Sioned Jones used to adore the landscape and wildlife of her adopted home in Bantry, a bucolic region in west Cork on Ireland’s Atlantic coast. She planted vegetables and herbs, foraged for nuts and berries and observed birds, insects, frogs and lizards.
Then, on land above her house, the state-owned forestry company Coillte planted a forest of Sitka spruce, a non-native species that Jones considered a dark, dank threat to biodiversity.
The Welsh grandmother got a chainsaw and started cutting – and cutting. A few trees at first, then dozens, then hundreds. In their place she planted native broadleaf trees – birch, hazel, oak, alder, crab apple and rowan – a guerrilla rewilding campaign that lasted more than 20 years.
The law caught up with 61-year-old Jones on Friday, when a Cork circuit criminal court convicted her of stealing logs worth €500. Sentencing was adjourned until October.
The judge, Seán Ó Donnabháin, directed the jury to find Jones not guilty of the more serious charge of criminal damage to 500 Sitka spruce trees.
Jones declared vindication. “Citizens have a duty to protect the environment and biodiversity,” she told the Guardian. “I was managing that site for biodiversity. It was being destroyed by the spruce.”
She started felling soon after the plantation appeared in 1995, targeting trees that cast bilberry plants in shadow, she said. “Nobody said anything so I continued. As time went on, I got bolder.”
Initially she used manual saws, later switching to mechanical saws. “I’m a strong woman. I ended up using a chainsaw, yes. That’s how they caught me.” Jones hopes the case will become a catalyst to change forest policy.
Her prosecution shined a light on a national afforestation programme heavily reliant on Sitka spruce, a fast-growing coniferous evergreen originally from North America. The trees number an estimated 34.5m, covering what used to be farmland and wilderness. They absorb carbon and supply wood for pulp, pallets and furniture.
Critics question the carbon sequestration impact and say the plantations are industrial monocultures that stifle biodiversity and ruin the landscape.
Activists in other parts of Ireland, notably Leitrim, have campaigned against plantations but few have gone as far as Jones.
Extinction Rebellion hailed her a hero. “This makes her part of a wider campaign of conscientious protectors who take non-violent direct action to protect nature when they see it as being threatened,” the climate action group said in a statement.

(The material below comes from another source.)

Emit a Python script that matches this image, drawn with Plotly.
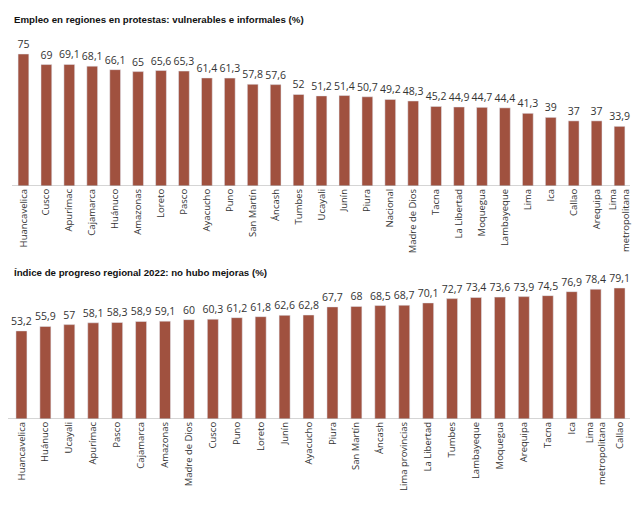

Jones, who has a biochemistry degree and a background in farming and forestry, moved to Maughanaclea in Kealkill, Bantry, in 1987.
When the Sitka spruce plantation appeared, she feared damage to biodiversity and the water supply to her well. “I was outraged. I felt obliged to act. Plants are destroyed, insects have nothing to live on, the habitat is gone.”
Jones cut down 250 trees and ringmarked – an incision around bark that slowly kills a tree – another 250. She turned some felled spruces into protective barriers for their broadleaf replacements, she said. Other logs she brought home as firewood.
A Coillte official reported unauthorised clearances on 4 December 2018. A few hours later, police intercepted Jones in her green Toyota Starlet. She was covered in sawdust and had a chainsaw. She admitted the felling.
“The felling of trees without a licence or removal of timber without proper authorisation is an illegal activity, and we work with the relevant authorities to seek prosecutions if this occurs on our lands,” Coillte said in a statement on Friday.
The company said it sets aside 90,000 hectares of land for native broadleaf trees. “We continue to invest heavily into the restoration and management of these key biodiversity habitats.”
Mr Justice Ó Donnabhái queried Jones’s claim to be an ecological guardian. “I don’t understand how a hero of the greenery can go around with a chainsaw in one hand and a burning log in the other and claim to be a protector of the environment.”
He deferred sentencing to October on condition that Jones did not target more Sitkas without Coillte’s approval. She agreed.